Their grand attempt at artistic freedom, the experimental 1968 movie Head, and the forward-thinking music they created for the soundtrack, flopped with moviegoers and listeners. After that, the band couldn’t go back to the carefree pop days. They began to chafe at their restrictions.
Then There Were Two
Peter Tork was the first to leave the “Prefab Four”. He bought out the contract that he signed when first chosen for the band. Michael Nesmith, perhaps the staunchest of the band members in terms of his insistence on them doing their own work, followed Tork out the door to focus on the country-rock hybrid he’d been developing.
That left only Mickey Dolenz and Davy Jones in the fold. If they had complete freedom, they might have gone their own way as well at that time. But The Monkees were still obligated to deliver one more album, which meant that Dolenz and Jones soldiered on for the 1970 LP Changes.

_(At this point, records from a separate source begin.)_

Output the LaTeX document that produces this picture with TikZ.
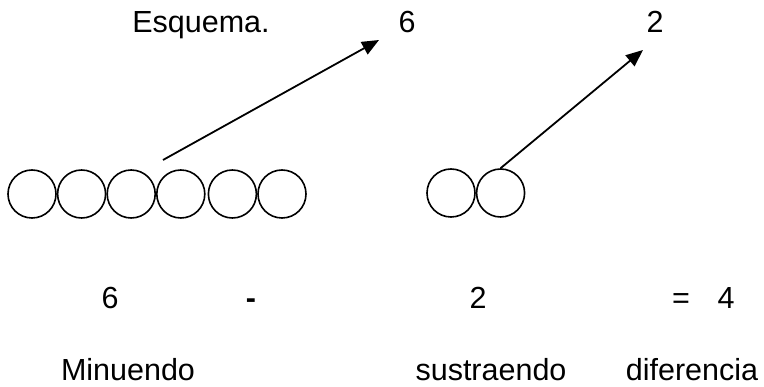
\documentclass[tikz,border=0pt]{standalone}
\usepackage{fontspec}
\setmainfont{Liberation Sans}
\usepackage{tikz}
\usetikzlibrary{arrows.meta}
\usetikzlibrary{positioning}

\begin{document}
\begin{tikzpicture}[x=1pt,y=-1pt,>={Triangle[length=17pt,width=14pt]}, line width=1.8pt]
	\tikzstyle{bola}=[draw, circle, minimum size=48pt, inner sep=0pt, line width=1.6pt]
	\tikzstyle{txt}=[anchor=base, inner sep=0pt, font=\fontsize{30.5}{36}\selectfont]
	\useasboundingbox (0,0) rectangle (764,387);

	% titulo y numeros de arriba
	\node[txt] (esq) at (201,33) {Esquema.};
	\node[txt] (t6) at (407,33) {6};
	\node[txt] (t2) at (655,33) {2};

	% minuendo
	\node[bola] (m1) at (32,194) {};
	\node[bola] (m2) [right=0pt of m1] {};
	\node[bola] (m3) [right=0pt of m2] {};
	\node[bola] (m4) [right=0pt of m3] {};
	\node[bola] (m5) [right=2pt of m4] {};
	\node[bola] (m6) [right=0pt of m5] {};

	% sustraendo
	\node[bola] (s1) at (451,193) {};
	\node[bola] (s2) [right=0pt of s1] {};

	\coordinate (p1) at (163,160);
	\coordinate (q1) at (379,40);
	\coordinate (q2) at (643,50);
	\draw[->] (p1) -- (q1);
	\draw[->] (s2.north) -- (q2);

	% operacion
	\node[txt] (b6) at (110,309) {6};
	\node[txt] (menos) at (251,309) {\textbf{-}};
	\node[txt] (b2) at (478,309) {2};
	\node[txt] (igual) at (681,309) {=};
	\node[txt] (b4) at (726,309) {4};

	% nombres
	\node[txt] (min) at (128,381) {Minuendo};
	\node[txt] (sus) at (491,381) {sustraendo};
	\node[txt] (dif) at (692,381) {diferencia};
\end{tikzpicture}
\end{document}
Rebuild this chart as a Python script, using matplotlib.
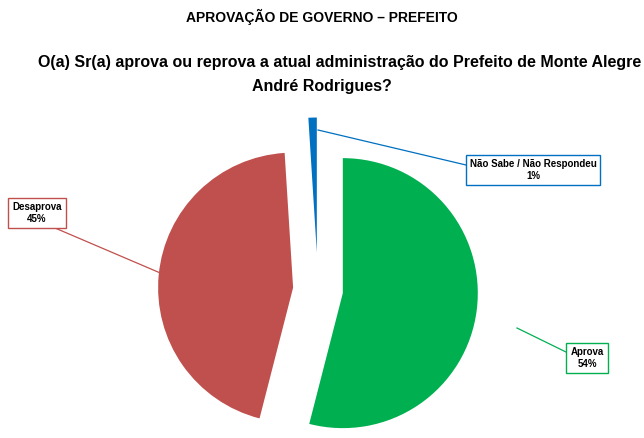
import matplotlib
matplotlib.use("Agg")
import matplotlib.pyplot as plt

labels = ["Aprova", "Desaprova", "Não Sabe / Não Respondeu"]
values = [54, 45, 1]
colors = ["#00B050", "#C0504D", "#0070C0"]
explode = [0.2, 0.2, 0.3]

plt.rcParams['font.family'] = ['Liberation Sans', 'DejaVu Sans']
W, H = 644, 438
fig = plt.figure(figsize=(W/100, H/100), dpi=100)
fig.text(322/W, 1-17/H, "APROVAÇÃO DE GOVERNO – PREFEITO", ha='center', va='center',
         fontsize=10, fontweight='bold')
fig.text(38/W, 1-62/H, "O(a) Sr(a) aprova ou reprova a atual administração do Prefeito de Monte Alegre",
         ha='left', va='center', fontsize=11.5, fontweight='bold')
fig.text(322/W, 1-86/H, "André Rodrigues?", ha='center', va='center', fontsize=11.5, fontweight='bold')

cx, cy, size = 318, 290, 400
ax = fig.add_axes([(cx-size/2)/W, (H-cy-size/2)/H, size/W, size/H])
ax.pie(values, colors=colors, explode=explode, startangle=90, counterclock=False,
       radius=1.08, wedgeprops=dict(linewidth=0))
ax.set_xlim(-1.6, 1.6); ax.set_ylim(-1.6, 1.6); ax.set_aspect('equal'); ax.axis('off')

def px(x, y):
    return ((x-cx)/125, (cy-y)/125)

boxes = [
    (labels[0] + "\n" + f"{values[0]}%", px(587, 358), px(517, 328), px(566, 352), colors[0]),
    (labels[1] + "\n" + f"{values[1]}%", px(37, 213), px(165, 275), px(55, 228), colors[1]),
    (labels[2] + "\n" + f"{values[2]}%", px(533, 170), px(318, 130), px(466, 165), colors[2]),
]
for txt, pos, tip, edge, c in boxes:
    ax.plot([tip[0], edge[0]], [tip[1], edge[1]], color=c, lw=0.9, clip_on=False)
    ax.text(pos[0], pos[1], txt, ha='center', va='center', fontsize=7, fontweight='bold',
            linespacing=1.3,
            bbox=dict(boxstyle='square,pad=0.4', fc='white', ec=c, lw=1), clip_on=False)

fig.savefig("out.png", dpi=100)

The album title undersold what a transformation this was. After years of fighting for artistic independence, Jones and Dolenz focused on singing only, leaving session men to handle all the instrumental duties. In addition, the search for songwriting autonomy was abandoned, as Dolenz’s “Midnight Train” was the only song of a dozen on the record with a Monkee getting writing credit.
A Half-Hearted Farewell
In large part, Changes belonged to the writing team of Jeff Barry and Andy Kim, with longtime Monkees collaborators Tommy Boyce and Bobby Hart adding their production expertise. Jones and Dolenz were rarely even in the studio together, contributing their singing parts alone before going on their way.
Changes comes off sounding like an attempt to get The Monkees back to their lightweight pop glory. But it felt half-hearted. The album didn’t make much of a blip on listeners. Lead single “Oh My My” missed the Top 40.
Not long after the album was released, Davy Jones announced his departure from the band, essentially ending the group in the process. The Monkees would revive in the 80s, at which point Changes was nothing but a forgotten curio.